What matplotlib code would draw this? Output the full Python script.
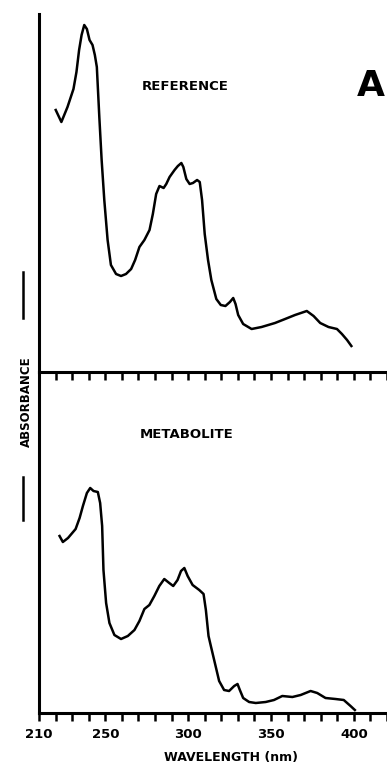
* * *
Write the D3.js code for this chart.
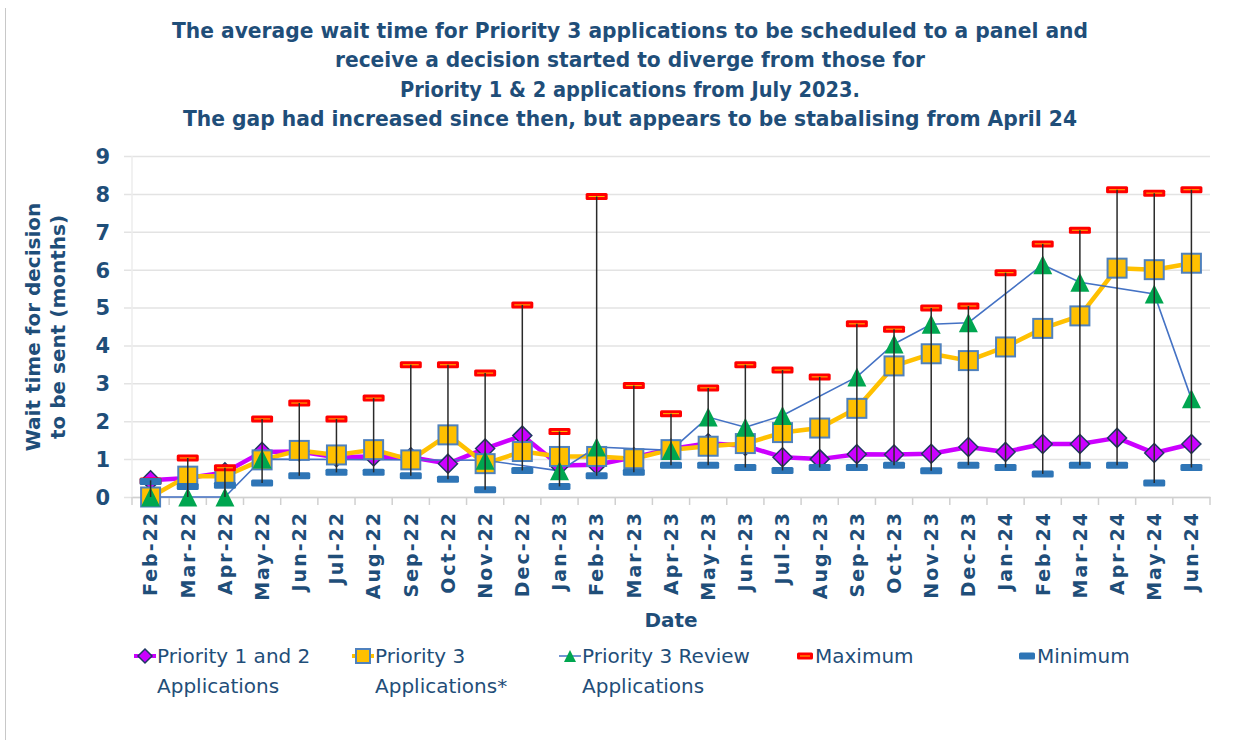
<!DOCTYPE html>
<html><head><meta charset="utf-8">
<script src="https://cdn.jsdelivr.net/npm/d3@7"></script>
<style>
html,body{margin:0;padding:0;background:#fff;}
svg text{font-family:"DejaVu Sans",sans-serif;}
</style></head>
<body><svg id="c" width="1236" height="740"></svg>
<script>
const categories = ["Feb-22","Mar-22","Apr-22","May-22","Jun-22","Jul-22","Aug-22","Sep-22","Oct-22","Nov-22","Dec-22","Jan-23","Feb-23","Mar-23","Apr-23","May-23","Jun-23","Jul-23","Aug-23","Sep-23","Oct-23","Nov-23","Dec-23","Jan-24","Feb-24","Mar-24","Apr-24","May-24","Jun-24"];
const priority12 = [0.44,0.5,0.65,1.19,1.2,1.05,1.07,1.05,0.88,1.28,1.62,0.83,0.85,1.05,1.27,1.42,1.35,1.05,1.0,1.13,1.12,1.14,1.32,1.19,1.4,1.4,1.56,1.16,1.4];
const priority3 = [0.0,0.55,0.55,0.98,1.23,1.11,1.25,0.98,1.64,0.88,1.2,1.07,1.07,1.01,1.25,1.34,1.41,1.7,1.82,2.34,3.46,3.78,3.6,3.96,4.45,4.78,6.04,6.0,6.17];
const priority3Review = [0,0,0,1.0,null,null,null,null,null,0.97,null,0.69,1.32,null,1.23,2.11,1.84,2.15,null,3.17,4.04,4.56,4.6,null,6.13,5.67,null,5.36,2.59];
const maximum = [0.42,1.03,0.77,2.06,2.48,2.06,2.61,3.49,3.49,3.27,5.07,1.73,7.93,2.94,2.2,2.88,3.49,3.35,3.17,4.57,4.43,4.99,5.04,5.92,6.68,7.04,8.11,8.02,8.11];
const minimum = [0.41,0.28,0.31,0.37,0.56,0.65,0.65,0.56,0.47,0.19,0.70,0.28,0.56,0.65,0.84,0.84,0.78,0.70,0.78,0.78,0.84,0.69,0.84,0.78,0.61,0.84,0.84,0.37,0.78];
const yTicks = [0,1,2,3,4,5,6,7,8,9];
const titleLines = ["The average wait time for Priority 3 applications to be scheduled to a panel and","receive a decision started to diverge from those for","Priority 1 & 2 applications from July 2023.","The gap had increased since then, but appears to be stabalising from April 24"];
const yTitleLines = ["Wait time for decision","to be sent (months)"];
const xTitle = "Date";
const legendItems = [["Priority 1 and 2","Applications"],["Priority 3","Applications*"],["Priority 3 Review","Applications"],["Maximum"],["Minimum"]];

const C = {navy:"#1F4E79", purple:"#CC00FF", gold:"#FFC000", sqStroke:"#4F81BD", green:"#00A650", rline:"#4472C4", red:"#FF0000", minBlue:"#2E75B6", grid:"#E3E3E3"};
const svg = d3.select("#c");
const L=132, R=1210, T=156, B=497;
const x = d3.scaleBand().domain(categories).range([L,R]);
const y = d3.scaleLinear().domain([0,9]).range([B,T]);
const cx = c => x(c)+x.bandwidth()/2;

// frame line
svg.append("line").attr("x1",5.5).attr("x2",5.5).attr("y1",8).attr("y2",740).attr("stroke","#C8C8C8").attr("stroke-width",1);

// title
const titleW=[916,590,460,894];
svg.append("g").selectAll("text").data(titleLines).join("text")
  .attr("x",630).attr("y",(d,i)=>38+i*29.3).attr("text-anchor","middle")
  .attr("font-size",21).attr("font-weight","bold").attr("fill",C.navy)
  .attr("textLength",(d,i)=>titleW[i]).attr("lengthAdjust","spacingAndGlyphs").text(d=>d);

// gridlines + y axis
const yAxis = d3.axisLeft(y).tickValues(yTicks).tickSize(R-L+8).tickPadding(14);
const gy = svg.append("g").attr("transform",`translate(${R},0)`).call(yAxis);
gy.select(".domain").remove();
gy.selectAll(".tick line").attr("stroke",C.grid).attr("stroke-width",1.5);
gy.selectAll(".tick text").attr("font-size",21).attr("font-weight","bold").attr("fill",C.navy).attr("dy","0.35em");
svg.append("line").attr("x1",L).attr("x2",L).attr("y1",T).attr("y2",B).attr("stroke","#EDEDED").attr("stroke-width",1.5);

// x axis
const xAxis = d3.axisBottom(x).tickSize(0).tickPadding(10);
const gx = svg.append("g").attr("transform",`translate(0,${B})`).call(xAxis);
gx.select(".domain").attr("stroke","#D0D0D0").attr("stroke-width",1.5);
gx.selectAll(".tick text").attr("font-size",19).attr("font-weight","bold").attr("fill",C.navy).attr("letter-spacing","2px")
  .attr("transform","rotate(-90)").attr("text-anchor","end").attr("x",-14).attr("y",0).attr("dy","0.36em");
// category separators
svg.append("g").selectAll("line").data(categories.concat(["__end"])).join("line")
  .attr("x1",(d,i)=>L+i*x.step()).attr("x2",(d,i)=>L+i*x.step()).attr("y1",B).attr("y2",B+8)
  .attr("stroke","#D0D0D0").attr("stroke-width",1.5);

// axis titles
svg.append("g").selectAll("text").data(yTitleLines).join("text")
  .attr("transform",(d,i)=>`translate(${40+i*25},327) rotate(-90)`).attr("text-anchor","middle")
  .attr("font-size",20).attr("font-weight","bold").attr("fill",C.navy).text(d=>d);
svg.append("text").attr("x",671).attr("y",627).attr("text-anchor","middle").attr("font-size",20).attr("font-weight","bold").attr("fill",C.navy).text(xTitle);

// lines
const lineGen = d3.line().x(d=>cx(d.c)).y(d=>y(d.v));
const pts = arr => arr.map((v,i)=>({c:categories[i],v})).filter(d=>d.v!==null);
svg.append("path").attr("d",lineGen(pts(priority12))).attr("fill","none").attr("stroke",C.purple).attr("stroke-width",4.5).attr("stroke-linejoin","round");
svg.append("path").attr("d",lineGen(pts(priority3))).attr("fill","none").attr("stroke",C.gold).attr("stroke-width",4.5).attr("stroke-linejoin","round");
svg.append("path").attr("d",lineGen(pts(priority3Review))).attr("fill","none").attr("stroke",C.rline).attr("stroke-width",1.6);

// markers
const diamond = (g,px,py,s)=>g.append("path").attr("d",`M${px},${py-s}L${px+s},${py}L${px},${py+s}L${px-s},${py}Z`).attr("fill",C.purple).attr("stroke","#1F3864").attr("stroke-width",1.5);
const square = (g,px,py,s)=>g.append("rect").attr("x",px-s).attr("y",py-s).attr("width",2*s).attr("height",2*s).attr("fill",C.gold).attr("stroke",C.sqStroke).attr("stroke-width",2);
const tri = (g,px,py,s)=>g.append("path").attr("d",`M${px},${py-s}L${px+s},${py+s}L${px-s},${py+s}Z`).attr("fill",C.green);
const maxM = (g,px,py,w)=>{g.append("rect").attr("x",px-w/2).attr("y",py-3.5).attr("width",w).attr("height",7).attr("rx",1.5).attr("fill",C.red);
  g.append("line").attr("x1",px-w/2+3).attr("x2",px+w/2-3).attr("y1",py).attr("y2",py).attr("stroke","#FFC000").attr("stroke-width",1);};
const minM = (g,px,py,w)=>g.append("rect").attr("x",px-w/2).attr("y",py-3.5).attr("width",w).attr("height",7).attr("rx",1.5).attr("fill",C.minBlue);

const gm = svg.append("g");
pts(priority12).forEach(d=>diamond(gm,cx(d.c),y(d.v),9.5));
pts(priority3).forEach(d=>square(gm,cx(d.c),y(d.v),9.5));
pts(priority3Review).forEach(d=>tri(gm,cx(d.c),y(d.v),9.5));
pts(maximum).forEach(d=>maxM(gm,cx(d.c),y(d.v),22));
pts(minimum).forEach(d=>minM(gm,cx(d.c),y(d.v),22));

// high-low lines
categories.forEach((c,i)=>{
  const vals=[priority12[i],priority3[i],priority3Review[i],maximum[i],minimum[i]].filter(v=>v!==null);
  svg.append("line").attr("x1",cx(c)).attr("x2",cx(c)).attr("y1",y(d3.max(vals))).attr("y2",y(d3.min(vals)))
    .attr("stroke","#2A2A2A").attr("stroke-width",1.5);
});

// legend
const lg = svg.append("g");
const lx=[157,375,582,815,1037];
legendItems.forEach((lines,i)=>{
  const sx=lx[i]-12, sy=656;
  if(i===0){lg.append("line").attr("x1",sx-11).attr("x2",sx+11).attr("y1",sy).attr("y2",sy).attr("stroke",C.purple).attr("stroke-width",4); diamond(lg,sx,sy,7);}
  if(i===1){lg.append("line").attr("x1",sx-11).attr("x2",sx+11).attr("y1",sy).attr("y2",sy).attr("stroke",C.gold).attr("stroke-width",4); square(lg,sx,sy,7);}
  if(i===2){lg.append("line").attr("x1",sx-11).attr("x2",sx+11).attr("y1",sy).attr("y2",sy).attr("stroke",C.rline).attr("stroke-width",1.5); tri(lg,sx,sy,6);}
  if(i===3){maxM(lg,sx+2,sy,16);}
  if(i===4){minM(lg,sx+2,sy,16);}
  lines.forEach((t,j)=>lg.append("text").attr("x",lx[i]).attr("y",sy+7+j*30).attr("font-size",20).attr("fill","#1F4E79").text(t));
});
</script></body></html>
--
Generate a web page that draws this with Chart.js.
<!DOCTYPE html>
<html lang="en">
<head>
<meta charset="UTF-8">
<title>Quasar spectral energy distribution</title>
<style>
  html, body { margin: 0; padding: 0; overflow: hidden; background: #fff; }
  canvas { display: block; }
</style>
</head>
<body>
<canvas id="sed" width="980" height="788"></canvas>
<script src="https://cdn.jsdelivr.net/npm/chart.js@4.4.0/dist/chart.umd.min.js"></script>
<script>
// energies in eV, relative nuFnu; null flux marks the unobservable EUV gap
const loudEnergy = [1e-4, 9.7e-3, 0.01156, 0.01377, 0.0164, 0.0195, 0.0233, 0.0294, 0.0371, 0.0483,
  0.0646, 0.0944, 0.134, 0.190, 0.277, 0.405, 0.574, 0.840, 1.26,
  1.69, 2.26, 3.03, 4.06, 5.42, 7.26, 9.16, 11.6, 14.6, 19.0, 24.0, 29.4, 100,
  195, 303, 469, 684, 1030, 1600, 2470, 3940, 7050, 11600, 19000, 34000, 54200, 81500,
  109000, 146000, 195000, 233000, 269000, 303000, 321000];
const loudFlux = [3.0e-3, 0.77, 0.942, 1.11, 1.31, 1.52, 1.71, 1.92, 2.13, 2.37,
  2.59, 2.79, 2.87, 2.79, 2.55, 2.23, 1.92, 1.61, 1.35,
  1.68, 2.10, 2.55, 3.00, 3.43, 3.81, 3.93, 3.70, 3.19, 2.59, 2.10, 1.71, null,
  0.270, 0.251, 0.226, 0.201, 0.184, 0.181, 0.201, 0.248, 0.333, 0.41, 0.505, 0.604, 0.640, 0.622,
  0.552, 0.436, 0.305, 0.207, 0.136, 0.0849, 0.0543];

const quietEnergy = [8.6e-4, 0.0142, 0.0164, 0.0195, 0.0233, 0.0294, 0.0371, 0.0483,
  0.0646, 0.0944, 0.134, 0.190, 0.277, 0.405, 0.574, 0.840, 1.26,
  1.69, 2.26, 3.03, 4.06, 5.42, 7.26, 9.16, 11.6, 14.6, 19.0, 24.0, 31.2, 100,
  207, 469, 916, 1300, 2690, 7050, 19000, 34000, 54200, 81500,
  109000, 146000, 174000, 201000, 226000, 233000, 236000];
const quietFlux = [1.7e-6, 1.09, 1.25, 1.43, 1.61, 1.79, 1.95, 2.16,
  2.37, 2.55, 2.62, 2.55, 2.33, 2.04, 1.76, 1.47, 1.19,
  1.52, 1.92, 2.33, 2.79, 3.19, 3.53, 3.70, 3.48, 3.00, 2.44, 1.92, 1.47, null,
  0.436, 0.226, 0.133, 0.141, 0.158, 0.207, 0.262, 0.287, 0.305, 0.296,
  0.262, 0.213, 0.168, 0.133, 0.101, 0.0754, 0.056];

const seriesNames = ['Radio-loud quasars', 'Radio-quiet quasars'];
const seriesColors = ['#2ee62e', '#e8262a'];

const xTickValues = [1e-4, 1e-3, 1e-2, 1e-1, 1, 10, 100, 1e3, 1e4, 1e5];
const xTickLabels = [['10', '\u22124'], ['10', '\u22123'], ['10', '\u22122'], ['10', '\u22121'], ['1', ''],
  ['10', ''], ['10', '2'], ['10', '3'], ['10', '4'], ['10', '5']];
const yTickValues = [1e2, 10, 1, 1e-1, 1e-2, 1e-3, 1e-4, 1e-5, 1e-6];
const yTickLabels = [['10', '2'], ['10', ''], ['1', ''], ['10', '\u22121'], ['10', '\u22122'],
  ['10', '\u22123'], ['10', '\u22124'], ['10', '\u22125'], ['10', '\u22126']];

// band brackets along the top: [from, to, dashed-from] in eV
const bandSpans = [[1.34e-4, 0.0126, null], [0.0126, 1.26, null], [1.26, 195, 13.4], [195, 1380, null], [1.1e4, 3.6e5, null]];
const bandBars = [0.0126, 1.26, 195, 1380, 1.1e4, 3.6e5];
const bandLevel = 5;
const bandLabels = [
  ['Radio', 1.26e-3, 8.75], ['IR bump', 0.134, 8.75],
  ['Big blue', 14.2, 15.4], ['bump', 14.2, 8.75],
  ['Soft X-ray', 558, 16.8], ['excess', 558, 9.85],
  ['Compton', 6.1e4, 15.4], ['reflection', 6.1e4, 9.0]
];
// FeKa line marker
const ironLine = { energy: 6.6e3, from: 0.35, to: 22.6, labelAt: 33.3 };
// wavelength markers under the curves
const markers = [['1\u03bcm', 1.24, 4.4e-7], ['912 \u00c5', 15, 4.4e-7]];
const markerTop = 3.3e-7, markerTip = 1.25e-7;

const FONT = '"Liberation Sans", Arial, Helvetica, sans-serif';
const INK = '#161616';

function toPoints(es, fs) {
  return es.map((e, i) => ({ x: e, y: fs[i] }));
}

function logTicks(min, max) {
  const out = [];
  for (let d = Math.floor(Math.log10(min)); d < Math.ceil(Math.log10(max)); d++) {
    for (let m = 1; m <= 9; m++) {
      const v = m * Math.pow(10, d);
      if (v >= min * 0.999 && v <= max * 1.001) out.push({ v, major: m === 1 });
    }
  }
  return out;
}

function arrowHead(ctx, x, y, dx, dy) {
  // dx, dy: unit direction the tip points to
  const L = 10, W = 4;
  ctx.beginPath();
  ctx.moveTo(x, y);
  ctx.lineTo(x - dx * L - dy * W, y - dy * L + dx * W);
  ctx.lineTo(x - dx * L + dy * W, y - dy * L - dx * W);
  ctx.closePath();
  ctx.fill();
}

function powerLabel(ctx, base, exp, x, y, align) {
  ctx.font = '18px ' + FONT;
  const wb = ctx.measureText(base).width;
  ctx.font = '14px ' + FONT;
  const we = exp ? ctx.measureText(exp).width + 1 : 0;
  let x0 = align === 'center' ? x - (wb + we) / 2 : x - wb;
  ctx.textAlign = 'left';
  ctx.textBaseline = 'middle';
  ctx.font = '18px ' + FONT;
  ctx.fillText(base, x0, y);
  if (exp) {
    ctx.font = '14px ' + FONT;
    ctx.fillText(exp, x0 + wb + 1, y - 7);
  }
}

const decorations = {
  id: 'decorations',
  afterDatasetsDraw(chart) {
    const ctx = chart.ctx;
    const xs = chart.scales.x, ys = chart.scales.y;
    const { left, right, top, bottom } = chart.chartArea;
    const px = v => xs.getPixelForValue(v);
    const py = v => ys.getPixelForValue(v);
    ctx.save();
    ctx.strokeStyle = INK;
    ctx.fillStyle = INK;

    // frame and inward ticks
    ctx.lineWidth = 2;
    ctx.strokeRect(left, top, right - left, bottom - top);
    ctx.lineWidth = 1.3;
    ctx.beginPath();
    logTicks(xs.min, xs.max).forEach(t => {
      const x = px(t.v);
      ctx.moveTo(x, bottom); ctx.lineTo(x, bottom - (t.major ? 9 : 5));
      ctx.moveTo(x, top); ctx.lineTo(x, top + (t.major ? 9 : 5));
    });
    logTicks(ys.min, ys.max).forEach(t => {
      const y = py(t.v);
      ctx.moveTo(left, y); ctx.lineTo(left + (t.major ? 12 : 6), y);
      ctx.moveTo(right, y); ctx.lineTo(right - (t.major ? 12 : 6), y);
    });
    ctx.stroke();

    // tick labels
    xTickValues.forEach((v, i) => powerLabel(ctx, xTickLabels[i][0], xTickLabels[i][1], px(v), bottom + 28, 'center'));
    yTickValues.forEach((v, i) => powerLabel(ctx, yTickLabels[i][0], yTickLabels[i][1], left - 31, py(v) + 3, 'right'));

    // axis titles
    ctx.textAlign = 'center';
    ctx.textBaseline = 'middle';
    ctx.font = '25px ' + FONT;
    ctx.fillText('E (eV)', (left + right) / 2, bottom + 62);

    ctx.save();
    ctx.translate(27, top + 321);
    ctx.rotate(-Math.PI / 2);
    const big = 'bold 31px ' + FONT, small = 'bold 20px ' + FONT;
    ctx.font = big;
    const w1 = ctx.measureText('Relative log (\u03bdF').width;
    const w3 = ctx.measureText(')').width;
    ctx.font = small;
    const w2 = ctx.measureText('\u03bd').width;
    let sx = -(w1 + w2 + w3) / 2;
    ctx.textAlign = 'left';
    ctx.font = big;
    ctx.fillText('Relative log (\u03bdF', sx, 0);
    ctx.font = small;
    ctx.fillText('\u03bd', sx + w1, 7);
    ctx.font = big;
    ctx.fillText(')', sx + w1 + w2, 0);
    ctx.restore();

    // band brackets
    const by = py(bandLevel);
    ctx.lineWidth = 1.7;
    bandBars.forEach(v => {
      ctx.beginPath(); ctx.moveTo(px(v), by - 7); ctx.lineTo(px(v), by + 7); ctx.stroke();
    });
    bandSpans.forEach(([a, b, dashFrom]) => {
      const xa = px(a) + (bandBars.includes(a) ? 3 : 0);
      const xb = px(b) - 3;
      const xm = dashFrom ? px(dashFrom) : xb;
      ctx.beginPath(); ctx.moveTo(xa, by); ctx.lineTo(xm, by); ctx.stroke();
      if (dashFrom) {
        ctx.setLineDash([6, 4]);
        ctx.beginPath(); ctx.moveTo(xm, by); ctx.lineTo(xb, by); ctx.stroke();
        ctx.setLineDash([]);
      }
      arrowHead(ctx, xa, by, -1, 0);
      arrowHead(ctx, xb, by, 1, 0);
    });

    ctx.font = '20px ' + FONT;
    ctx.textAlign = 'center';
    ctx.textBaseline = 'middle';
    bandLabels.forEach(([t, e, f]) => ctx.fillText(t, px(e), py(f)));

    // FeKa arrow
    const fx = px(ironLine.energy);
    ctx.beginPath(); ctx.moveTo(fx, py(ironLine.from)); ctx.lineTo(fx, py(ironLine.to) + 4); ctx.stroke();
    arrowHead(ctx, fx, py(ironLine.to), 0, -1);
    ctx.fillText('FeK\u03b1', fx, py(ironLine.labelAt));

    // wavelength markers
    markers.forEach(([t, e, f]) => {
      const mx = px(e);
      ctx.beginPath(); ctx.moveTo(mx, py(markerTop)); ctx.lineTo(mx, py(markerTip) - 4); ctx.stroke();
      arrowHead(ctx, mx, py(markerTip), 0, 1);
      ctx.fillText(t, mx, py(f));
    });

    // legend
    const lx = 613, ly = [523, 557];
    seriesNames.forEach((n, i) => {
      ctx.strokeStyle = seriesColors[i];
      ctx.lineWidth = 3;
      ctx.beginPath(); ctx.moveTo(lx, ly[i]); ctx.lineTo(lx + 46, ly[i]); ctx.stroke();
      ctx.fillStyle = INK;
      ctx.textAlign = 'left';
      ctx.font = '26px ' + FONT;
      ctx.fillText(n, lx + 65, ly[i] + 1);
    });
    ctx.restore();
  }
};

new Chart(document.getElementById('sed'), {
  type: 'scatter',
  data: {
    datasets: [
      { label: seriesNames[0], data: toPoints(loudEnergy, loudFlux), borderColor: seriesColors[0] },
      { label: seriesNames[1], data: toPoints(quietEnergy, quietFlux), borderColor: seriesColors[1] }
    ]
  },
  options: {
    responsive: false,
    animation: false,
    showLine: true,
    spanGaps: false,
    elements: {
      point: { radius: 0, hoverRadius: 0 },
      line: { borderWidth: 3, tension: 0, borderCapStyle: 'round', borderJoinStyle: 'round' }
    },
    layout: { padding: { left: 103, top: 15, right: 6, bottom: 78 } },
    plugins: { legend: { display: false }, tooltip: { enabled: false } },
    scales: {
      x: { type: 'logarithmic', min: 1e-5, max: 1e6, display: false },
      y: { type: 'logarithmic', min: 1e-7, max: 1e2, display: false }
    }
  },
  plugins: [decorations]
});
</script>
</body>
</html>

- _REQUIRED TASK_: Only the lines from the one with "Generate a web" up to the one with "0.552, 0.436, 0.305, 0.207, 0.136, 0.0849, 0.0543];" should be repeated, both included, exactly as they appear.

- _OUTPUT OF THE TASK_:
Generate a web page that draws this with Chart.js.
<!DOCTYPE html>
<html lang="en">
<head>
<meta charset="UTF-8">
<title>Quasar spectral energy distribution</title>
<style>
  html, body { margin: 0; padding: 0; overflow: hidden; background: #fff; }
  canvas { display: block; }
</style>
</head>
<body>
<canvas id="sed" width="980" height="788"></canvas>
<script src="https://cdn.jsdelivr.net/npm/chart.js@4.4.0/dist/chart.umd.min.js"></script>
<script>
// energies in eV, relative nuFnu; null flux marks the unobservable EUV gap
const loudEnergy = [1e-4, 9.7e-3, 0.01156, 0.01377, 0.0164, 0.0195, 0.0233, 0.0294, 0.0371, 0.0483,
  0.0646, 0.0944, 0.134, 0.190, 0.277, 0.405, 0.574, 0.840, 1.26,
  1.69, 2.26, 3.03, 4.06, 5.42, 7.26, 9.16, 11.6, 14.6, 19.0, 24.0, 29.4, 100,
  195, 303, 469, 684, 1030, 1600, 2470, 3940, 7050, 11600, 19000, 34000, 54200, 81500,
  109000, 146000, 195000, 233000, 269000, 303000, 321000];
const loudFlux = [3.0e-3, 0.77, 0.942, 1.11, 1.31, 1.52, 1.71, 1.92, 2.13, 2.37,
  2.59, 2.79, 2.87, 2.79, 2.55, 2.23, 1.92, 1.61, 1.35,
  1.68, 2.10, 2.55, 3.00, 3.43, 3.81, 3.93, 3.70, 3.19, 2.59, 2.10, 1.71, null,
  0.270, 0.251, 0.226, 0.201, 0.184, 0.181, 0.201, 0.248, 0.333, 0.41, 0.505, 0.604, 0.640, 0.622,
  0.552, 0.436, 0.305, 0.207, 0.136, 0.0849, 0.0543];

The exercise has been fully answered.